In the articles above, we cite select buying opportunities in global and high yield bonds. Several advisors, however, are less sanguine about the prospects for bonds and interest rates. Here, technical analyst John Bollinger makes a case for a top in bonds, while mutual fund guru Bill Donoghue suggests bond funds that will benefit from rising rates.

"The top is in for the bond market," says technical expert John Bollinger in his Capital Growth Letter. "There is every reason to believe that if the 21-year secular bull market in bonds hasn't come to an end, then at minimum we have transitioned from cyclical bull market for bonds to a cyclical bear market.
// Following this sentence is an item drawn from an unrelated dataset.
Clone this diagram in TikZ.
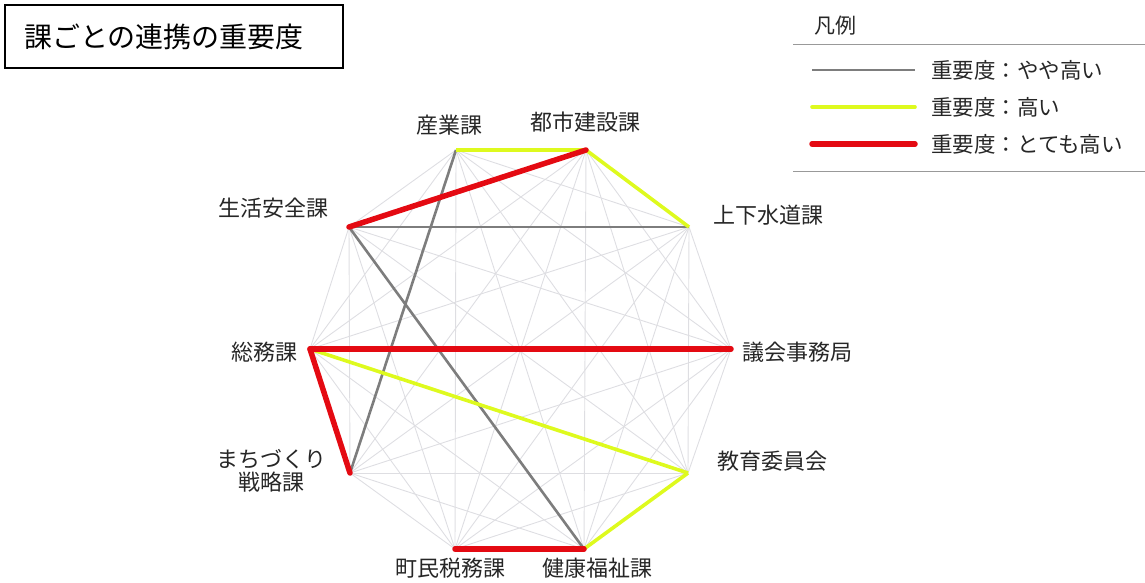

In either case you should be taking action to protect yourself. In the current environment you want to be a borrower, not a lender. For example, sell bonds and refinance the house. If you have assets that are interest rate sensitive consider hedging if possible. If 1994, when the last real storm hit the bond market is any example, this bear market could be a doozey. This bear market in bonds is bound to bring on a disaster of major proportions. When interest rates start to rise in earnest bond prices will start to fall, and that means more bond sales and yet lower prices. But the real disaster will be in the mortgage market. Unless I misunderstand the current situation dramatically, this will be the next big financial story and it will not be a good one. Expect to see at least one major financial institution on the rocks, perhaps even Fannie Mae or Freddie Mac, but more likely a bank or insurance company."

"The Fed has lowered interest rates just about as far as possible, and the risk that rates will rise is substantial," says Bill Donoghue in his Power Portfolios.  "How do you make money when interest rates rise? By doing the opposite of how you made profits as interest rates fell. There are only two ways to make money when interest rates rise if you choose to invest in mutual funds. The first is to invest in funds designed to profit from rising interest rates. Rising Rates Opportunity ProFund (RRPIX) is designed to earn, before expenses and fees, 125% of what the long Treasury bond loses. Rydex Juno (RYJUX) is designed to earn 100% what the long Treasury bond loses. One alternative to these funds is to short sell Exchange Traded Funds (ETFs), like Barclay's iShares, which offers four fixed-income Exchange Traded Funds: iShares Lehman 1-3 Year Treasury Bond (SHY ASE); iShares Lehman 7-10 Year Treasury Bond (IEF ASE); iShares GS InvesTop Corporate Bond (LQD ASE); and  iShares Lehman 20+ Year Treasury Bond (TLT ASE)."